> Source data:
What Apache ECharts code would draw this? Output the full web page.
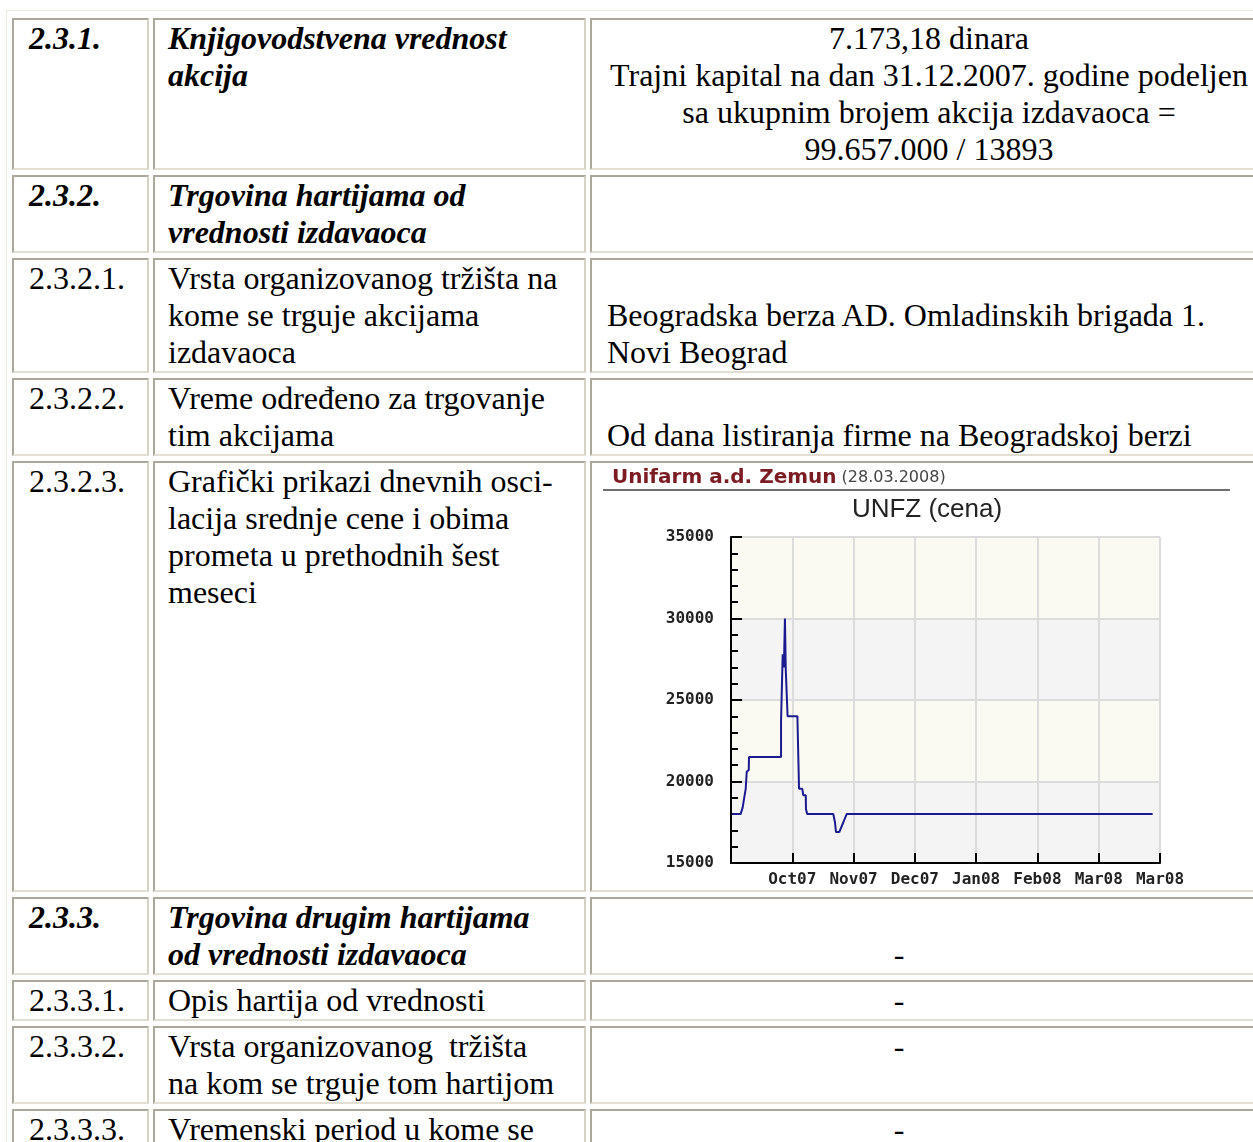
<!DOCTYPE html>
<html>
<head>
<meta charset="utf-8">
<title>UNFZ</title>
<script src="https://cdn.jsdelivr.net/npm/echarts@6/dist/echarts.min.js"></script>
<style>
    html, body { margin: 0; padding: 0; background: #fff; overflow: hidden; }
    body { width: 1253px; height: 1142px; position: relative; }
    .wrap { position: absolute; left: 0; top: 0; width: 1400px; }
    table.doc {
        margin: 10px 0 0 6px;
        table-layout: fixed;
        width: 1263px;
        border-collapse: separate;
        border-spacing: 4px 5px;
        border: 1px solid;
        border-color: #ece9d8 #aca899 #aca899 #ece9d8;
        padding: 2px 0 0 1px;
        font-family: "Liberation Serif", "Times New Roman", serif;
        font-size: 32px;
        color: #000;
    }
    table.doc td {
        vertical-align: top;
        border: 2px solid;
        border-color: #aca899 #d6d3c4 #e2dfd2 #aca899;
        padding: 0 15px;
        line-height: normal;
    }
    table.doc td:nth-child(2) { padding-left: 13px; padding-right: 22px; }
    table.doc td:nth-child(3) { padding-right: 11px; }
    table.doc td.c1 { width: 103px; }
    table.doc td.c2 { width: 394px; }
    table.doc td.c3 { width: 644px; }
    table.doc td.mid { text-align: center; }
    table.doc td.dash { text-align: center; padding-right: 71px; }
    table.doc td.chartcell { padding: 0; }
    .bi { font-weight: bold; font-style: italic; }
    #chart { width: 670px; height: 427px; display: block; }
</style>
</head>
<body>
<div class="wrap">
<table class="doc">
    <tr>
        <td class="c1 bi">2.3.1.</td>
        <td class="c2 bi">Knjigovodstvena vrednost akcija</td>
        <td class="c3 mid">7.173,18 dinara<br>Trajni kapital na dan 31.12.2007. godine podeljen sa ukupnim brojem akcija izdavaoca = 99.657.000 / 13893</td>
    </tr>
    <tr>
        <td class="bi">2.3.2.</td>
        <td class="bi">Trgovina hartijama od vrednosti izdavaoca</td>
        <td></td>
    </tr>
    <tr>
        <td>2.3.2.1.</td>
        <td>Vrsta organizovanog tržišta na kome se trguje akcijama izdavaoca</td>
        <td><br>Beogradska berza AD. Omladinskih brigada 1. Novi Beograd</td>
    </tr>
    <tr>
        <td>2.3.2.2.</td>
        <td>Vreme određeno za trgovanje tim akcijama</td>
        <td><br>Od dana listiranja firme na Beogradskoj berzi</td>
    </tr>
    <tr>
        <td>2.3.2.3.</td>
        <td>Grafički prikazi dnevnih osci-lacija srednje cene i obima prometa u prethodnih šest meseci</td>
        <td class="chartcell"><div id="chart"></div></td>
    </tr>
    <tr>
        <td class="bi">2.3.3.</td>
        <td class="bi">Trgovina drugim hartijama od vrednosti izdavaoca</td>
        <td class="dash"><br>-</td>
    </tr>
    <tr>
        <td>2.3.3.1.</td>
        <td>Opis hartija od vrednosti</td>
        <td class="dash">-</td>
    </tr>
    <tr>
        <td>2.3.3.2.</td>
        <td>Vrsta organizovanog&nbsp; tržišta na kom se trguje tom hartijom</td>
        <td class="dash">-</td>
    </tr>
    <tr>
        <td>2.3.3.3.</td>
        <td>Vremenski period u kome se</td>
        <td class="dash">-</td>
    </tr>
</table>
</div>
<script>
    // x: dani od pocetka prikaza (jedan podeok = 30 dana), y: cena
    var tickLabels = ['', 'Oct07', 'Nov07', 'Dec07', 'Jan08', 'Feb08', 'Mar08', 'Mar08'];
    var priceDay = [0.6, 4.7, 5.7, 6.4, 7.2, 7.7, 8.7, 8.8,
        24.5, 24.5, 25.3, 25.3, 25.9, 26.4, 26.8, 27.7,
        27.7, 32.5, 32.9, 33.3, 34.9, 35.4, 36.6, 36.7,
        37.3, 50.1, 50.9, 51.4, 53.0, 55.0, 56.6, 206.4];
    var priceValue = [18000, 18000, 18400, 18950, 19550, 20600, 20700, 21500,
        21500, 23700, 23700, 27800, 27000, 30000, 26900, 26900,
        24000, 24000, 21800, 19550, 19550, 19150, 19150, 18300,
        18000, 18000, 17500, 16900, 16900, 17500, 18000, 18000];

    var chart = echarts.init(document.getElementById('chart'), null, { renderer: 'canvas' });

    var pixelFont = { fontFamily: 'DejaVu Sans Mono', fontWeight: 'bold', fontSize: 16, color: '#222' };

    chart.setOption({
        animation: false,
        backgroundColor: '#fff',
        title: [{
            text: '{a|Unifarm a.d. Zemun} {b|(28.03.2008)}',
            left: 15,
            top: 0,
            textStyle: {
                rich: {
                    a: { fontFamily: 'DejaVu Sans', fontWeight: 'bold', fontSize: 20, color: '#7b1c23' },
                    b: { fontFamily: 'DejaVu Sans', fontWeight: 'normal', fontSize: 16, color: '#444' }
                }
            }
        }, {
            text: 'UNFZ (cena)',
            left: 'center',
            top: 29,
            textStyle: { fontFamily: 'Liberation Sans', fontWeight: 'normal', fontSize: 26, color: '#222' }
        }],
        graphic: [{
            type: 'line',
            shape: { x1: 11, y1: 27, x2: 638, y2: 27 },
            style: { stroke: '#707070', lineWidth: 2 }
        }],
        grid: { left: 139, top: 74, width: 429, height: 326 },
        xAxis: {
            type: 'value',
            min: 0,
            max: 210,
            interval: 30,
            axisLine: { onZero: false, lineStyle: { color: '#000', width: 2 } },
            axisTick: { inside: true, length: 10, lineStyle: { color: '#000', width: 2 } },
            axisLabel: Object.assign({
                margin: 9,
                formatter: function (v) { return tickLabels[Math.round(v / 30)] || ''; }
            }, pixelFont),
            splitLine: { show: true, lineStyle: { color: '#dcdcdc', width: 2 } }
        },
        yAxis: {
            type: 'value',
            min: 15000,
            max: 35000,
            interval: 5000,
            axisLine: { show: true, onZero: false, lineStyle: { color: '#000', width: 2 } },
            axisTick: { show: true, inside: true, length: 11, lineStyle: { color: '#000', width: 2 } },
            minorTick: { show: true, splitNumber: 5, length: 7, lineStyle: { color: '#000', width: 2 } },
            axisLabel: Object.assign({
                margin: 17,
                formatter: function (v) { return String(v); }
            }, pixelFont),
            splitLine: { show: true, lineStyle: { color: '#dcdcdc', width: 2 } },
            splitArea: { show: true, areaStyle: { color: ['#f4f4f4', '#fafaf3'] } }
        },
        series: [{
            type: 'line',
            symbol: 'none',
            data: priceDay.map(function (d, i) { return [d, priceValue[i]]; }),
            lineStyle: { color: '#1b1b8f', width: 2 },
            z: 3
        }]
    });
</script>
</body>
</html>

> Aim of the task: Reproduce the material word for word, minus the images.

> Answer:
What Apache ECharts code would draw this? Output the full web page.
<!DOCTYPE html>
<html>
<head>
<meta charset="utf-8">
<title>UNFZ</title>
<script src="https://cdn.jsdelivr.net/npm/echarts@6/dist/echarts.min.js"></script>
<style>
    html, body { margin: 0; padding: 0; background: #fff; overflow: hidden; }
    body { width: 1253px; height: 1142px; position: relative; }
    .wrap { position: absolute; left: 0; top: 0; width: 1400px; }
    table.doc {
        margin: 10px 0 0 6px;
        table-layout: fixed;
        width: 1263px;
        border-collapse: separate;
        border-spacing: 4px 5px;
        border: 1px solid;
        border-color: #ece9d8 #aca899 #aca899 #ece9d8;
        padding: 2px 0 0 1px;
        font-family: "Liberation Serif", "Times New Roman", serif;
        font-size: 32px;
        color: #000;
    }
    table.doc td {
        vertical-align: top;
        border: 2px solid;
        border-color: #aca899 #d6d3c4 #e2dfd2 #aca899;
        padding: 0 15px;
        line-height: normal;
    }
    table.doc td:nth-child(2) { padding-left: 13px; padding-right: 22px; }
    table.doc td:nth-child(3) { padding-right: 11px; }
    table.doc td.c1 { width: 103px; }
    table.doc td.c2 { width: 394px; }
    table.doc td.c3 { width: 644px; }
    table.doc td.mid { text-align: center; }
    table.doc td.dash { text-align: center; padding-right: 71px; }
    table.doc td.chartcell { padding: 0; }
    .bi { font-weight: bold; font-style: italic; }
    #chart { width: 670px; height: 427px; display: block; }
</style>
</head>
<body>
<div class="wrap">
<table class="doc">
    <tr>
        <td class="c1 bi">2.3.1.</td>
        <td class="c2 bi">Knjigovodstvena vrednost akcija</td>
        <td class="c3 mid">7.173,18 dinara<br>Trajni kapital na dan 31.12.2007. godine podeljen sa ukupnim brojem akcija izdavaoca = 99.657.000 / 13893</td>
    </tr>
    <tr>
        <td class="bi">2.3.2.</td>
        <td class="bi">Trgovina hartijama od vrednosti izdavaoca</td>
        <td></td>
    </tr>
    <tr>
        <td>2.3.2.1.</td>
        <td>Vrsta organizovanog tržišta na kome se trguje akcijama izdavaoca</td>
        <td><br>Beogradska berza AD. Omladinskih brigada 1. Novi Beograd</td>
    </tr>
    <tr>
        <td>2.3.2.2.</td>
        <td>Vreme određeno za trgovanje tim akcijama</td>
        <td><br>Od dana listiranja firme na Beogradskoj berzi</td>
    </tr>
    <tr>
        <td>2.3.2.3.</td>
        <td>Grafički prikazi dnevnih osci-lacija srednje cene i obima prometa u prethodnih šest meseci</td>
        <td class="chartcell"><div id="chart"></div></td>
    </tr>
    <tr>
        <td class="bi">2.3.3.</td>
        <td class="bi">Trgovina drugim hartijama od vrednosti izdavaoca</td>
        <td class="dash"><br>-</td>
    </tr>
    <tr>
        <td>2.3.3.1.</td>
        <td>Opis hartija od vrednosti</td>
        <td class="dash">-</td>
    </tr>
    <tr>
        <td>2.3.3.2.</td>
        <td>Vrsta organizovanog&nbsp; tržišta na kom se trguje tom hartijom</td>
        <td class="dash">-</td>
    </tr>
    <tr>
        <td>2.3.3.3.</td>
        <td>Vremenski period u kome se</td>
        <td class="dash">-</td>
    </tr>
</table>
</div>
<script>
    // x: dani od pocetka prikaza (jedan podeok = 30 dana), y: cena
    var tickLabels = ['', 'Oct07', 'Nov07', 'Dec07', 'Jan08', 'Feb08', 'Mar08', 'Mar08'];
    var priceDay = [0.6, 4.7, 5.7, 6.4, 7.2, 7.7, 8.7, 8.8,
        24.5, 24.5, 25.3, 25.3, 25.9, 26.4, 26.8, 27.7,
        27.7, 32.5, 32.9, 33.3, 34.9, 35.4, 36.6, 36.7,
        37.3, 50.1, 50.9, 51.4, 53.0, 55.0, 56.6, 206.4];
    var priceValue = [18000, 18000, 18400, 18950, 19550, 20600, 20700, 21500,
        21500, 23700, 23700, 27800, 27000, 30000, 26900, 26900,
        24000, 24000, 21800, 19550, 19550, 19150, 19150, 18300,
        18000, 18000, 17500, 16900, 16900, 17500, 18000, 18000];

    var chart = echarts.init(document.getElementById('chart'), null, { renderer: 'canvas' });

    var pixelFont = { fontFamily: 'DejaVu Sans Mono', fontWeight: 'bold', fontSize: 16, color: '#222' };

    chart.setOption({
        animation: false,
        backgroundColor: '#fff',
        title: [{
            text: '{a|Unifarm a.d. Zemun} {b|(28.03.2008)}',
            left: 15,
            top: 0,
            textStyle: {
                rich: {
                    a: { fontFamily: 'DejaVu Sans', fontWeight: 'bold', fontSize: 20, color: '#7b1c23' },
                    b: { fontFamily: 'DejaVu Sans', fontWeight: 'normal', fontSize: 16, color: '#444' }
                }
            }
        }, {
            text: 'UNFZ (cena)',
            left: 'center',
            top: 29,
            textStyle: { fontFamily: 'Liberation Sans', fontWeight: 'normal', fontSize: 26, color: '#222' }
        }],
        graphic: [{
            type: 'line',
            shape: { x1: 11, y1: 27, x2: 638, y2: 27 },
            style: { stroke: '#707070', lineWidth: 2 }
        }],
        grid: { left: 139, top: 74, width: 429, height: 326 },
        xAxis: {
            type: 'value',
            min: 0,
            max: 210,
            interval: 30,
            axisLine: { onZero: false, lineStyle: { color: '#000', width: 2 } },
            axisTick: { inside: true, length: 10, lineStyle: { color: '#000', width: 2 } },
            axisLabel: Object.assign({
                margin: 9,
                formatter: function (v) { return tickLabels[Math.round(v / 30)] || ''; }
            }, pixelFont),
            splitLine: { show: true, lineStyle: { color: '#dcdcdc', width: 2 } }
        },
        yAxis: {
            type: 'value',
            min: 15000,
            max: 35000,
            interval: 5000,
            axisLine: { show: true, onZero: false, lineStyle: { color: '#000', width: 2 } },
            axisTick: { show: true, inside: true, length: 11, lineStyle: { color: '#000', width: 2 } },
            minorTick: { show: true, splitNumber: 5, length: 7, lineStyle: { color: '#000', width: 2 } },
            axisLabel: Object.assign({
                margin: 17,
                formatter: function (v) { return String(v); }
            }, pixelFont),
            splitLine: { show: true, lineStyle: { color: '#dcdcdc', width: 2 } },
            splitArea: { show: true, areaStyle: { color: ['#f4f4f4', '#fafaf3'] } }
        },
        series: [{
            type: 'line',
            symbol: 'none',
            data: priceDay.map(function (d, i) { return [d, priceValue[i]]; }),
            lineStyle: { color: '#1b1b8f', width: 2 },
            z: 3
        }]
    });
</script>
</body>
</html>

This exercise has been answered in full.